"""

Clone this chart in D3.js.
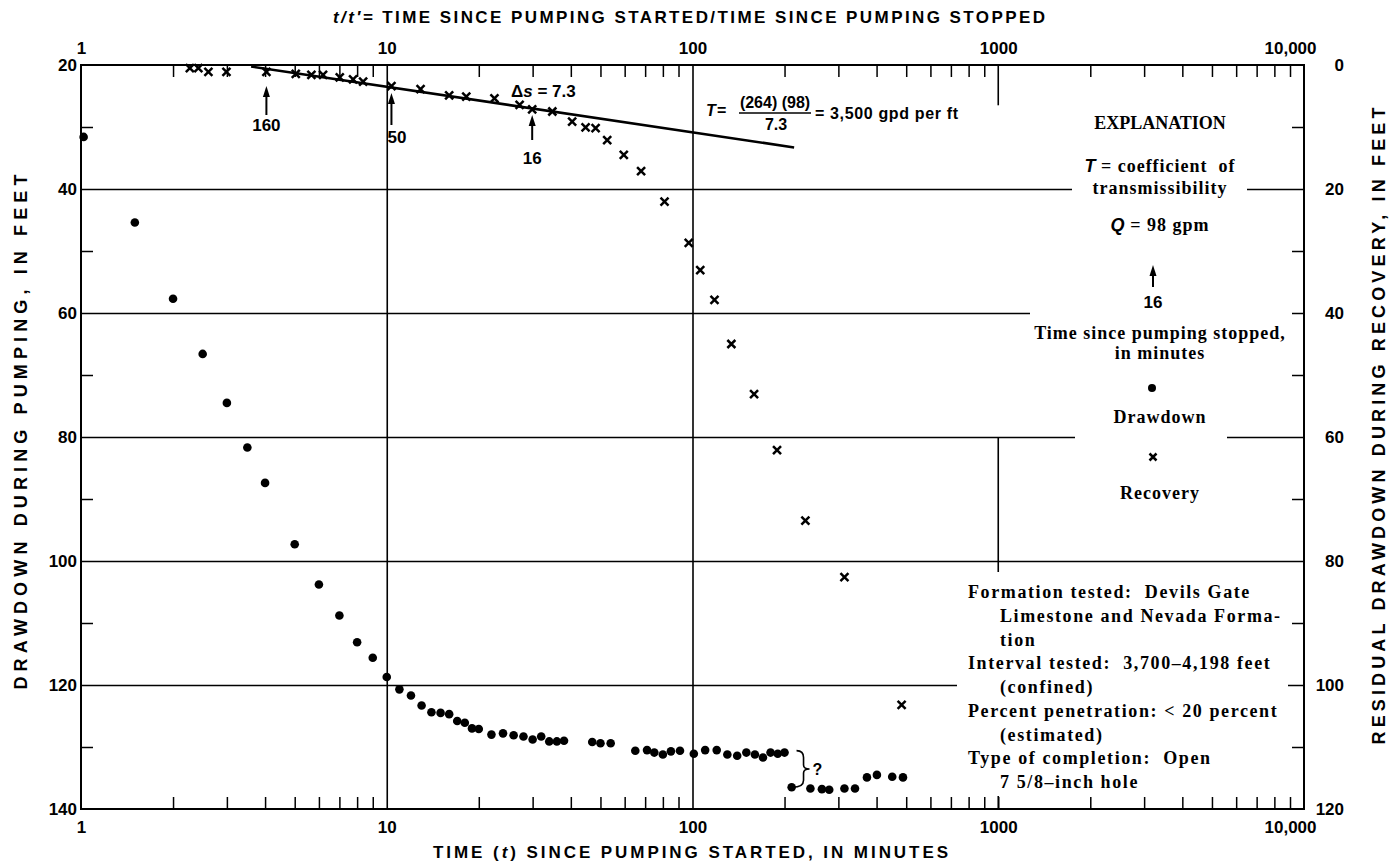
<!DOCTYPE html>
<html><head><meta charset="utf-8">
<script src="https://cdn.jsdelivr.net/npm/d3@7"></script>
<style>body{margin:0;background:#fff}svg{display:block}text{white-space:pre}</style>
</head><body>
<svg id="c" width="1391" height="862"></svg>
<script>
// ---------------- data ----------------
const drawdownTime = [1.02, 1.5, 2, 2.5, 3, 3.5, 4, 5, 6, 7, 8, 9, 10, 11, 12, 13, 14, 15, 16, 17, 18, 19, 20, 22, 24, 26, 28, 30, 32, 34, 36, 38, 47, 50, 54, 65, 71, 75, 80, 85, 91, 101, 110, 120, 130, 140, 150, 160, 170, 180, 190, 200, 211, 243, 265, 280, 314, 340, 372, 401, 450, 488];
const drawdownFeet = [31.6, 45.4, 57.7, 66.6, 74.5, 81.7, 87.4, 97.3, 103.8, 108.8, 113.1, 115.6, 118.7, 120.7, 121.7, 123.3, 124.4, 124.5, 124.7, 125.8, 126.1, 127.0, 127.1, 128.0, 127.8, 128.1, 128.3, 128.8, 128.3, 129.1, 129.1, 129.0, 129.2, 129.4, 129.4, 130.6, 130.5, 130.9, 131.2, 130.7, 130.6, 131.1, 130.5, 130.5, 131.2, 131.4, 130.9, 131.2, 131.7, 130.9, 131.1, 130.9, 136.5, 136.7, 136.8, 136.9, 136.7, 136.7, 134.9, 134.5, 134.8, 134.9];
const recoveryRatio = [2.27, 2.42, 2.61, 2.99, 4.04, 5.04, 5.67, 6.19, 7.02, 7.76, 8.37, 10.36, 12.9, 16.0, 18.2, 22.5, 27.2, 29.9, 34.8, 40.4, 44.7, 48.2, 52.6, 59.6, 67.9, 81.0, 97.2, 106, 118, 134, 159, 189, 234, 314, 483];
const recoveryFeet = [0.5, 0.5, 1.1, 1.1, 1.1, 1.45, 1.6, 1.6, 2.0, 2.3, 2.7, 3.4, 3.9, 4.9, 5.1, 5.4, 6.45, 7.15, 7.5, 9.15, 10.05, 10.2, 12.1, 14.5, 17.1, 22.05, 28.7, 33.1, 37.9, 45.0, 53.1, 62.1, 73.5, 82.6, 103.2];
const fitRatio = [3.6, 215];
const fitFeet = [0.25, 13.3];
const arrowRatios = [4.04, 10.36, 29.9];
const arrowLabels = ["160", "50", "16"];
const xTickValues = [1, 10, 100, 1000, 10000];
const xTickLabels = ["1", "10", "100", "1000", "10,000"];
const leftTickValues = [20, 40, 60, 80, 100, 120, 140];
const rightTickValues = [0, 20, 40, 60, 80, 100, 120];
const topTitle = "TIME SINCE PUMPING STARTED/TIME SINCE PUMPING STOPPED";
const bottomTitle = "TIME (t) SINCE PUMPING STARTED, IN MINUTES";
const leftTitle = "DRAWDOWN DURING PUMPING, IN FEET";
const rightTitle = "RESIDUAL DRAWDOWN DURING RECOVERY, IN FEET";
const infoLines = [
  ["Formation tested:  Devils Gate", 0],
  ["Limestone and Nevada Forma-", 1],
  ["tion", 1],
  ["Interval tested:  3,700\u20134,198 feet", 0],
  ["(confined)", 1],
  ["Percent penetration: < 20 percent", 0],
  ["(estimated)", 1],
  ["Type of completion:  Open", 0],
  ["7 5/8\u2013inch hole", 1]
];

// ---------------- setup ----------------
const SANS = "'Liberation Sans', Arial, Helvetica, sans-serif";
const SERIF = "'Liberation Serif', 'Times New Roman', serif";
const svg = d3.select("#c");
const L = 81, R = 1304, T = 65, B = 809;
const x = d3.scaleLog().domain([1, 10000]).range([L, R]);
const yL = d3.scaleLinear().domain([20, 140]).range([T, B]);
const yR = d3.scaleLinear().domain([0, 120]).range([T, B]);

function styleAxis(sel, w) {
  sel.select(".domain").remove();
  sel.selectAll(".tick line").attr("stroke", "#000").attr("stroke-width", w);
}

// minor x ticks
const minor = [];
for (let k = 0; k < 4; k++) for (let m = 2; m <= 9; m++) minor.push(m * Math.pow(10, k));
svg.append("g").attr("transform", `translate(0,${B})`)
  .call(d3.axisBottom(x).tickValues(minor.concat([1000])).tickSize(-12).tickFormat(""))
  .call(s => styleAxis(s, 1.5));
svg.append("g").attr("transform", `translate(0,${T})`)
  .call(d3.axisTop(x).tickValues(minor).tickSize(-12).tickFormat(""))
  .call(s => styleAxis(s, 1.5));

// vertical gridlines 10, 100
svg.append("g").attr("transform", `translate(0,${B})`)
  .call(d3.axisBottom(x).tickValues([10, 100]).tickSize(-(B - T)).tickFormat(""))
  .call(s => styleAxis(s, 1.6));
// 1000 gridline (drawn in parts as in the original)
[[20, 26.5], [80, 140]].forEach(([a, b]) => {
  svg.append("line").attr("x1", x(1000)).attr("x2", x(1000))
    .attr("y1", yL(a)).attr("y2", yL(b)).attr("stroke", "#000").attr("stroke-width", 1.6);
});

// horizontal gridlines
svg.append("g").attr("transform", `translate(${L},0)`)
  .call(d3.axisLeft(yL).tickValues([40, 60, 80, 100, 120]).tickSize(-(R - L)).tickFormat(""))
  .call(s => styleAxis(s, 1.6));
// y minor ticks
svg.append("g").attr("transform", `translate(${L},0)`)
  .call(d3.axisLeft(yL).tickValues([30, 50, 70, 90, 110, 130]).tickSize(-12).tickFormat(""))
  .call(s => styleAxis(s, 1.5));
svg.append("g").attr("transform", `translate(${R},0)`)
  .call(d3.axisRight(yR).tickValues([10, 30, 50, 70, 90, 110]).tickSize(-12).tickFormat(""))
  .call(s => styleAxis(s, 1.5));

// white gaps in gridlines around the explanation text
const gaps = [[1072, 1247, 40], [1030, 1292, 60], [1075, 1227, 80], [957, 1288, 120]];
gaps.forEach(([a, b, v]) => {
  svg.append("rect").attr("x", a).attr("width", b - a).attr("y", yL(v) - 4).attr("height", 8).attr("fill", "#fff");
});
svg.append("rect").attr("x", 957).attr("width", 331).attr("y", 572).attr("height", 224).attr("fill", "#fff");

// border
svg.append("rect").attr("x", L).attr("y", T).attr("width", R - L).attr("height", B - T)
  .attr("fill", "none").attr("stroke", "#000").attr("stroke-width", 2);

// tick labels
const fmtX = d => xTickLabels[xTickValues.indexOf(d)];
function xLabels(sel) {
  sel.select(".domain").remove();
  sel.selectAll(".tick line").remove();
  sel.selectAll("text").attr("font-family", SANS).attr("font-weight", "bold").attr("font-size", 17).attr("fill", "#000");
  sel.selectAll(".tick").filter(d => d === 10000).select("text").attr("dx", -14);
}
svg.append("g").attr("transform", `translate(0,${T})`)
  .call(d3.axisTop(x).tickValues(xTickValues).tickSize(0).tickPadding(11).tickFormat(fmtX)).call(xLabels);
svg.append("g").attr("transform", `translate(0,${B})`)
  .call(d3.axisBottom(x).tickValues(xTickValues).tickSize(0).tickPadding(12).tickFormat(fmtX)).call(xLabels);
function yLabels(sel) {
  sel.select(".domain").remove();
  sel.selectAll(".tick line").remove();
  sel.selectAll("text").attr("font-family", SANS).attr("font-weight", "bold").attr("font-size", 17).attr("fill", "#000");
}
svg.append("g").attr("transform", `translate(${L},0)`)
  .call(d3.axisLeft(yL).tickValues(leftTickValues).tickSize(0).tickPadding(4).tickFormat(d3.format("d"))).call(yLabels);
svg.append("g").attr("transform", `translate(${R},0)`)
  .call(d3.axisRight(yR).tickValues(rightTickValues).tickSize(0).tickPadding(0).tickFormat(d3.format("d"))).call(yLabels)
  .call(s => s.selectAll("text").attr("text-anchor", "end").attr("x", 40));

// axis titles
const tt = svg.append("text").attr("x", 333).attr("y", 23).attr("textLength", 712)
  .attr("font-family", SANS).attr("font-weight", "bold").attr("font-size", 17);
tt.append("tspan").attr("font-style", "italic").text("t/t\u2032= ");
tt.append("tspan").text(topTitle);
const bt = svg.append("text").attr("x", 433).attr("y", 858).attr("textLength", 515)
  .attr("font-family", SANS).attr("font-weight", "bold").attr("font-size", 17);
bt.append("tspan").text("TIME (");
bt.append("tspan").attr("font-style", "italic").text("t");
bt.append("tspan").text(") SINCE PUMPING STARTED, IN MINUTES");
svg.append("text").attr("transform", "translate(27,432) rotate(-90)").attr("text-anchor", "middle")
  .attr("textLength", 515).attr("font-family", SANS).attr("font-weight", "bold").attr("font-size", 18).text(leftTitle);
svg.append("text").attr("transform", "translate(1385,426) rotate(-90)").attr("text-anchor", "middle")
  .attr("textLength", 637).attr("font-family", SANS).attr("font-weight", "bold").attr("font-size", 18).text(rightTitle);

// fitted straight line
const fit = fitRatio.map((r, i) => [r, fitFeet[i]]);
svg.append("path").datum(fit).attr("fill", "none").attr("stroke", "#000").attr("stroke-width", 2.6)
  .attr("d", d3.line().x(d => x(d[0])).y(d => yR(d[1])));

// markers
function cross(sel, s) {
  sel.append("path").attr("d", `M${-s},${-s}L${s},${s}M${-s},${s}L${s},${-s}`)
    .attr("stroke", "#000").attr("stroke-width", 2.5).attr("fill", "none");
}
const dd = drawdownTime.map((t, i) => [t, drawdownFeet[i]]);
svg.append("g").selectAll("circle").data(dd).join("circle")
  .attr("cx", d => x(d[0])).attr("cy", d => yL(d[1])).attr("r", 4.3).attr("fill", "#000");
const rc = recoveryRatio.map((t, i) => [t, recoveryFeet[i]]);
svg.append("g").selectAll("g").data(rc).join("g")
  .attr("transform", d => `translate(${x(d[0])},${yR(d[1])})`).each(function () { cross(d3.select(this), 4); });

// arrows
function arrow(px, yTop, yBot) {
  svg.append("line").attr("x1", px).attr("x2", px).attr("y1", yTop + 8).attr("y2", yBot)
    .attr("stroke", "#000").attr("stroke-width", 2);
  svg.append("path").attr("d", `M${px},${yTop}L${px - 3.5},${yTop + 11}L${px + 3.5},${yTop + 11}Z`).attr("fill", "#000");
}
const arrowGeo = [[86, 115, 125, "middle", 0], [93, 125, 137, "start", -4], [115, 140, 158, "middle", 0]];
arrowRatios.forEach((r, i) => {
  const [a, b, ly, anc, dx] = arrowGeo[i];
  const px = x(r);
  arrow(px, a, b);
  svg.append("text").attr("x", px + dx).attr("y", ly).attr("dy", "0.35em").attr("text-anchor", anc)
    .attr("font-family", SANS).attr("font-weight", "bold").attr("font-size", 17).text(arrowLabels[i]);
});

// delta s
const ds = svg.append("text").attr("x", 511).attr("y", 97).attr("font-family", SANS).attr("font-weight", "bold").attr("font-size", 17);
ds.append("tspan").text("\u0394");
ds.append("tspan").attr("font-style", "italic").text("s");
ds.append("tspan").text(" = 7.3");

// T formula
svg.append("text").attr("x", 706).attr("y", 116).attr("font-family", SANS).attr("font-weight", "bold")
  .attr("font-size", 16).attr("font-style", "italic").text("T");
svg.append("text").attr("x", 717).attr("y", 116).attr("font-family", SANS).attr("font-weight", "bold")
  .attr("font-size", 16).text("=");
svg.append("text").attr("x", 775).attr("y", 108).attr("text-anchor", "middle").attr("font-family", SANS)
  .attr("font-weight", "bold").attr("font-size", 16).text("(264) (98)");
svg.append("line").attr("x1", 739).attr("x2", 811).attr("y1", 113).attr("y2", 113).attr("stroke", "#000").attr("stroke-width", 1.6);
svg.append("text").attr("x", 776).attr("y", 130).attr("text-anchor", "middle").attr("font-family", SANS)
  .attr("font-weight", "bold").attr("font-size", 16).text("7.3");
svg.append("text").attr("x", 815).attr("y", 119).attr("font-family", SANS).attr("font-weight", "bold")
  .attr("font-size", 16).attr("textLength", 143).text("= 3,500 gpd per ft");

// brace + question mark
const bx = x(200) + 12, by0 = yL(130.9) - 2, by1 = yL(136.5);
const bm = (by0 + by1) / 2;
svg.append("path").attr("fill", "none").attr("stroke", "#000").attr("stroke-width", 1.6)
  .attr("d", `M${bx},${by0} Q${bx + 7},${by0} ${bx + 7},${by0 + 7} L${bx + 7},${bm - 4} Q${bx + 7},${bm} ${bx + 13},${bm} Q${bx + 7},${bm} ${bx + 7},${bm + 4} L${bx + 7},${by1 - 7} Q${bx + 7},${by1} ${bx - 4},${by1}`);
svg.append("text").attr("x", bx + 16).attr("y", bm).attr("dy", "0.35em").attr("font-family", SANS)
  .attr("font-weight", "bold").attr("font-size", 16).text("?");

// explanation
const cx = 1160;
function serif(y, opts = {}) {
  return svg.append("text").attr("x", opts.x ?? cx).attr("y", y).attr("dy", "0.35em")
    .attr("text-anchor", opts.anchor ?? "middle").attr("font-family", SERIF).attr("font-weight", "bold")
    .attr("font-size", opts.size ?? 18).attr("letter-spacing", opts.ls ?? 1);
}
serif(123, { size: 18, ls: 0 }).text("EXPLANATION");
const tl = serif(166);
tl.append("tspan").attr("font-family", SANS).attr("font-style", "italic").attr("letter-spacing", 0).text("T");
tl.append("tspan").text(" = coefficient  of");
serif(188).text("transmissibility");
const ql = serif(225);
ql.append("tspan").attr("font-family", SANS).attr("font-style", "italic").attr("letter-spacing", 0).text("Q");
ql.append("tspan").text(" = 98 gpm");
arrow(1153, 265, 287);
svg.append("text").attr("x", 1153).attr("y", 302).attr("dy", "0.35em").attr("text-anchor", "middle")
  .attr("font-family", SANS).attr("font-weight", "bold").attr("font-size", 17).text("16");
serif(333).text("Time since pumping stopped,");
serif(353).text("in minutes");
svg.append("circle").attr("cx", 1152).attr("cy", 388).attr("r", 4).attr("fill", "#000");
serif(417).text("Drawdown");
cross(svg.append("g").attr("transform", "translate(1153,457)"), 3.5);
serif(493).text("Recovery");

// information block
infoLines.forEach(([txt, ind], i) => {
  serif(592 + i * 23.7, { x: ind ? 1000 : 968, anchor: "start", ls: 1.6 }).text(txt);
});
</script>
</body></html>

"""

[Instructions to follow]: State the number of lines holding the word "this" in the listing. Add nothing else.

[Response]: 2